On Environmental Sustainability
Knowledge Problem gets it right with their article on The Wooly Concept of Sustainability.
But what do we need to have clear price signals and complete capital markets? In reality, completely clear price signals and full capital markets are impossible, but the way to get them as close to that benchmark as possible is to focus on reducing transaction costs and increasing the clarity of property rights definitions. When transaction costs are low and property rights are as well defined as is economical, then scarcity information flows across time and space.
This is completely correct. Having liquid capital markets to indicate scarcity through price mechanisms and enforcing transactions on such markets is probably the only long-lasting tool that can do the job. The best example is oil – when there is too much demand or not enough supply, you can see this by the rising price. This forces an economy to look for cheaper alternatives to oil, whether it’s nuclear, solar, wind or hamster wheels.
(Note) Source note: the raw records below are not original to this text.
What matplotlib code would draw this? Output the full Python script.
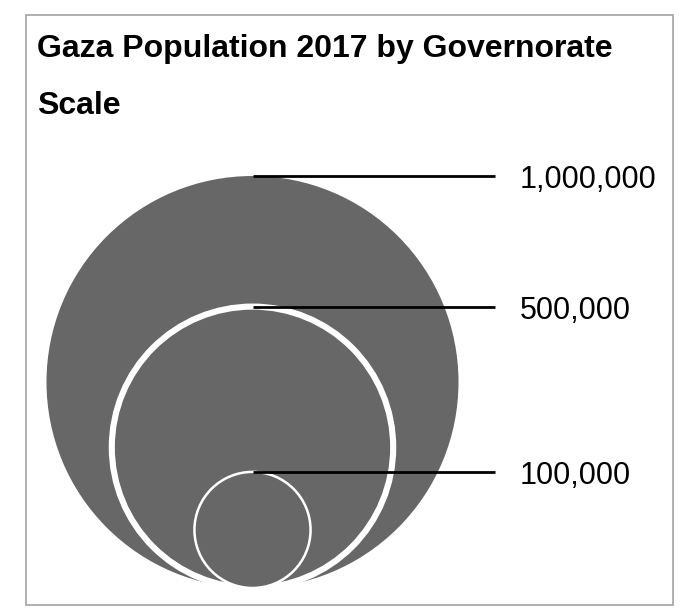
import matplotlib
matplotlib.use("Agg")
import matplotlib.pyplot as plt
from matplotlib.patches import Circle, Rectangle

# scale legend values (population) and their labels
values = [1000000, 500000, 100000]
labels = ["1,000,000", "500,000", "100,000"]
title = "Gaza Population 2017 by Governorate"
subtitle = "Scale"

plt.rcParams["font.family"] = ["Liberation Sans", "DejaVu Sans"]
FILL = "#676767"

W, H = 688, 614
fig = plt.figure(figsize=(W/100, H/100), dpi=100)
ax = fig.add_axes([0, 0, 1, 1])
ax.set_xlim(0, W); ax.set_ylim(H, 0); ax.axis("off")

# frame
ax.add_patch(Rectangle((26, 15), 646.5, 590, fill=False, edgecolor="#a3a3a3", lw=1.2))

ax.text(37, 57, title, fontsize=23, fontweight="bold", ha="left", va="baseline")
ax.text(37, 114, subtitle, fontsize=23, fontweight="bold", ha="left", va="baseline")

# proportional symbols: apparent-magnitude style radius scale, bottom aligned
RMAX, EXP = 206, 0.55
cx, bottom = 252.5, 588
edge_w = {0: 0, 1: 4.4, 2: 1.8}
vmax = max(values)
for i, (v, lab) in enumerate(zip(values, labels)):
    r = RMAX * (v / vmax) ** EXP
    cy = bottom - r
    ax.add_patch(Circle((cx, cy), r, facecolor=FILL,
                        edgecolor="white" if edge_w[i] else "none",
                        lw=edge_w[i], zorder=2 + i))
for i, (v, lab) in enumerate(zip(values, labels)):
    r = RMAX * (v / vmax) ** EXP
    top = bottom - 2 * r
    ax.plot([cx, 495], [top, top], color="black", lw=2.0, solid_capstyle="butt", zorder=10)
    ax.text(520, top + 12, lab, fontsize=22, ha="left", va="baseline", zorder=10)

fig.savefig("out.png", dpi=100)
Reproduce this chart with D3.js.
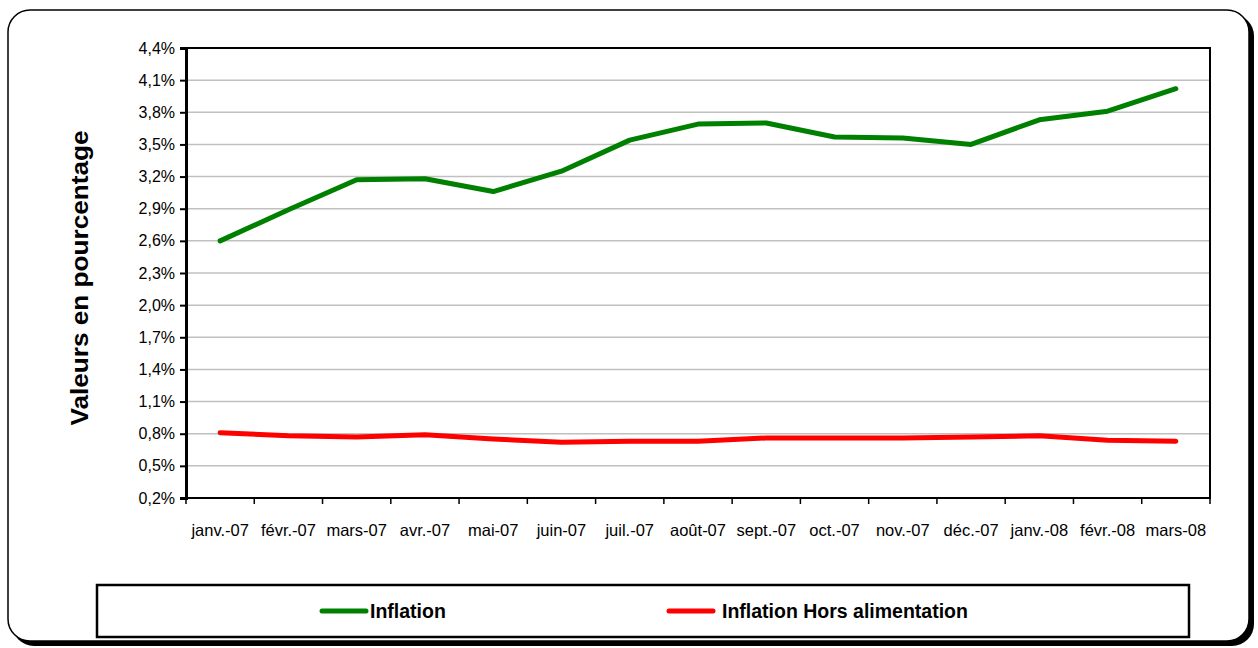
<!DOCTYPE html>
<html>
<head>
<meta charset="utf-8">
<script src="https://cdn.jsdelivr.net/npm/d3@7"></script>
<style>
body{margin:0;background:#fff;}
text{font-family:Arial,"Liberation Sans",sans-serif;}
</style>
</head>
<body>
<svg id="chart" width="1258" height="648"></svg>
<script>
var months = ['janv.-07','févr.-07','mars-07','avr.-07','mai-07','juin-07','juil.-07','août-07','sept.-07','oct.-07','nov.-07','déc.-07','janv.-08','févr.-08','mars-08'];
var inflation = [2.60,2.89,3.17,3.18,3.06,3.25,3.54,3.69,3.70,3.57,3.56,3.50,3.73,3.81,4.02];
var horsAlim = [0.81,0.78,0.77,0.79,0.75,0.72,0.73,0.73,0.76,0.76,0.76,0.77,0.78,0.74,0.73];
var yTicks = [0.2,0.5,0.8,1.1,1.4,1.7,2.0,2.3,2.6,2.9,3.2,3.5,3.8,4.1,4.4];
var seriesNames = ['Inflation','Inflation Hors alimentation'];
var colors = ['#008000','#ff0000'];

var svg = d3.select('#chart');

// outer frame with shadow
svg.append('rect').attr('x',12).attr('y',14).attr('width',1242).attr('height',632)
	.attr('rx',22).attr('fill','#000');
svg.append('rect').attr('x',8).attr('y',10).attr('width',1241).attr('height',631)
	.attr('rx',22).attr('fill','#fff').attr('stroke','#000').attr('stroke-width',1.5);

var pLeft = 186, pRight = 1210, pTop = 48, pBottom = 498;
var x = d3.scaleBand().domain(months).range([pLeft,pRight]);
var y = d3.scaleLinear().domain([0.2,4.4]).range([pBottom,pTop]);

// gridlines
svg.append('g').selectAll('line').data(yTicks.slice(1)).enter().append('line')
	.attr('x1',pLeft).attr('x2',pRight)
	.attr('y1',function(d){ return y(d); }).attr('y2',function(d){ return y(d); })
	.attr('stroke','#c0c0c0').attr('stroke-width',1.5);

// plot border
svg.append('rect').attr('x',pLeft).attr('y',pTop).attr('width',pRight-pLeft).attr('height',pBottom-pTop)
	.attr('fill','none').attr('stroke','#000').attr('stroke-width',2);

// y axis
var yAxis = d3.axisLeft(y).tickValues(yTicks).tickSize(6).tickPadding(5)
	.tickFormat(function(d){ return d.toFixed(1).replace('.',',')+'%'; });
var gy = svg.append('g').attr('transform','translate('+pLeft+',0)').call(yAxis);
gy.select('.domain').attr('stroke','#000').attr('stroke-width',3);
gy.selectAll('.tick line').attr('stroke','#000').attr('stroke-width',2);
gy.selectAll('text').attr('font-size',16).attr('fill','#000').style('font-family','Arial,"Liberation Sans",sans-serif');

// x axis
var gx = svg.append('g').attr('transform','translate(0,'+pBottom+')');
gx.append('line').attr('x1',pLeft).attr('x2',pRight).attr('stroke','#000').attr('stroke-width',2);
gx.selectAll('line.tk').data(d3.range(months.length+1)).enter().append('line').attr('class','tk')
	.attr('x1',function(i){ return pLeft + i*x.bandwidth(); })
	.attr('x2',function(i){ return pLeft + i*x.bandwidth(); })
	.attr('y1',0).attr('y2',6).attr('stroke','#000').attr('stroke-width',1.5);
gx.selectAll('text').data(months).enter().append('text')
	.attr('x',function(d){ return x(d)+x.bandwidth()/2; })
	.attr('y',38).attr('text-anchor','middle').attr('font-size',16.5).text(function(d){ return d; });

// y title
svg.append('text').attr('transform','translate(88,278) rotate(-90)')
	.attr('text-anchor','middle').attr('font-size',23).attr('font-weight','bold')
	.attr('textLength',295).attr('lengthAdjust','spacingAndGlyphs')
	.text('Valeurs en pourcentage');

// lines
var line = d3.line()
	.x(function(d,i){ return x(months[i])+x.bandwidth()/2; })
	.y(function(d){ return y(d); });
[inflation, horsAlim].forEach(function(s,k){
	svg.append('path').datum(s).attr('d',line).attr('fill','none')
		.attr('stroke',colors[k]).attr('stroke-width',5)
		.attr('stroke-linecap','round').attr('stroke-linejoin','round');
});

// legend
svg.append('rect').attr('x',97).attr('y',585).attr('width',1092).attr('height',52)
	.attr('fill','#fff').attr('stroke','#000').attr('stroke-width',2.5);
var legX = [322, 669];
var legGap = [4, 9];
seriesNames.forEach(function(n,k){
	svg.append('line').attr('x1',legX[k]).attr('x2',legX[k]+44).attr('y1',611).attr('y2',611)
		.attr('stroke',colors[k]).attr('stroke-width',5).attr('stroke-linecap','round');
	svg.append('text').attr('x',legX[k]+44+legGap[k]).attr('y',618).attr('font-size',19.5).attr('font-weight','bold').text(n);
});
</script>
</body>
</html>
The only time that such markets do not work is when you have a tragedy of the commons situation – thirty years ago we used to see really bad acid rain in the great lakes region of North America, but this was solved by the Canada-US acid rain treaty. The Kyoto protocol is an attempt to mirror this, but it will be doomed to failure because of the huge incentives member countries have to cheat in addition to the negligible effects compliance will have.
But for the most parts, capital markets have done the job that central planning will never be able to do – quantifying the supply and demand of an economic engine to a very fine precision.
Good post. Explains why a carbon tax is probably the best approach to reducing our greenhouse gas emissions.